The result is an album for fraught political times, charged by the impetus to bring “music back to the body”. Close-to-home influences on that score include Tanya Tagaq and Peaches, both of whom DOOMSQUAD have toured with; further afield, Peter Gabriel, Diamanda Galás, Genesis P-Orridge and Underworld numbered among inspirations. Meanwhile, as the trio’s creative process took them from a lakeside cabin to a studio in Toronto, they benefited from the input of kindred spirits such as Ejji Smith, whose virtuoso guitar-shredding propels ‘Let It Go’. Israeli jazz composer Itamar Erez adds watery synths to ‘Emma’, while a key studio collaborator was producer/artist Sandro Perri, whose credits include Barzin.
As for the future, DOOMSQUAD will soon take Let Yourself Be Seen to the live stage, an environment in which their convictions blaze with exhilarating life. “The dancefloor is our temple - the idea of the dancefloor as a utopian/protest space is the exact belief we carry with us. As much as we love making records, we love performing. The music we make is meant to be heard on a large sound-system.
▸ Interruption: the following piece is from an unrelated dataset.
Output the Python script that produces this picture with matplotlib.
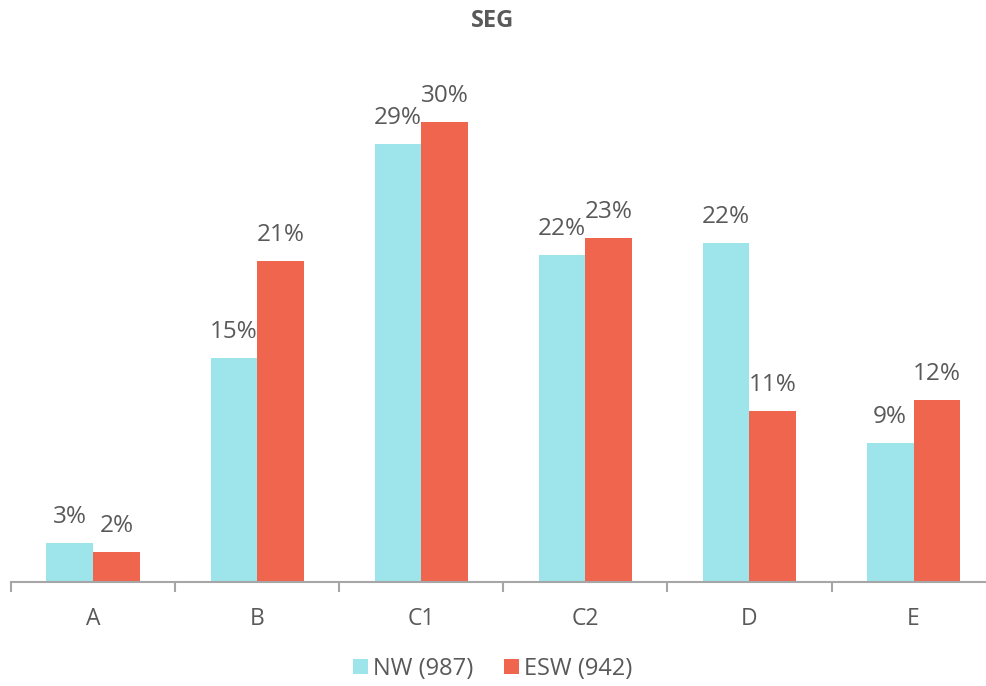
import numpy as np
import matplotlib.pyplot as plt

categories = ["A", "B", "C1", "C2", "D", "E"]
nw = [2.6, 14.8, 28.9, 21.6, 22.4, 9.2]
esw = [2.0, 21.2, 30.4, 22.7, 11.3, 12.0]
series_names = ["NW (987)", "ESW (942)"]

c_nw = "#9de4eb"
c_esw = "#f0654e"
grey = "#595959"

plt.rcParams["font.family"] = ["Open Sans", "DejaVu Sans"]

fig = plt.figure(figsize=(9.86, 6.86), dpi=100)
W, H = 986, 686
# axes spans a bit past the right edge, like the original export
x0, x1 = 11, 995.6
ybase, ytop = 582, 52
ax = fig.add_axes([x0 / W, (H - ybase) / H, (x1 - x0) / W, (ybase - ytop) / H])

x = np.arange(len(categories))
bw = 0.284
b1 = ax.bar(x - bw / 2, nw, bw, color=c_nw, label=series_names[0])
b2 = ax.bar(x + bw / 2, esw, bw, color=c_esw, label=series_names[1])

for bars, vals in ((b1, nw), (b2, esw)):
    for r, v in zip(bars, vals):
        ax.annotate(f"{v:.0f}%", (r.get_x() + r.get_width() / 2, v),
                    xytext=(0, 10), textcoords="offset points",
                    ha="center", va="bottom", fontsize=17.5, color=grey)

ax.set_xlim(-0.5, len(categories) - 0.5)
ax.set_ylim(0, 35)

ax.set_xticks(np.arange(len(categories) + 1) - 0.5)
ax.set_xticklabels([])
ax.tick_params(axis="x", which="major", length=7, width=1.5, color="#a6a6a6")
ax.set_xticks(x, minor=True)
ax.set_xticklabels(categories, minor=True)
ax.tick_params(axis="x", which="minor", length=0, pad=18, labelsize=16.5, labelcolor=grey)
ax.set_yticks([])

for s in ("top", "right", "left"):
    ax.spines[s].set_visible(False)
ax.spines["bottom"].set_color("#a6a6a6")
ax.spines["bottom"].set_linewidth(1.5)

fig.text(0.5, 1 - 21 / H, "SEG", ha="center", va="center",
         fontsize=17, fontweight="bold", color=grey)

fig.legend(loc="center", bbox_to_anchor=(0.5, 1 - 669 / H), ncol=2, frameon=False,
           fontsize=17, labelcolor=grey, handlelength=0.6, handleheight=0.6,
           handletextpad=0.25, columnspacing=1.3)

fig.savefig("out.png", dpi=100)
As performers, we are fuelled by the need to be in a live atmosphere.”
And if that need inspires others to voice their shared beliefs, such is DOOMSQUAD’s hope. “People change, ideas grow,” the band say. “And entropy is all around us. The fear that lies in the hearts of the elite patriarchy will soon die off, and the rest of us will be working together to repair what’s broken. And that is worth every bit of positive energy.” An album that honours its forebears by reaching towards a future worth fighting for, worth dancing for, Let Yourself Be Seen has positive energy in bright, sparking, forward-thinking abundance.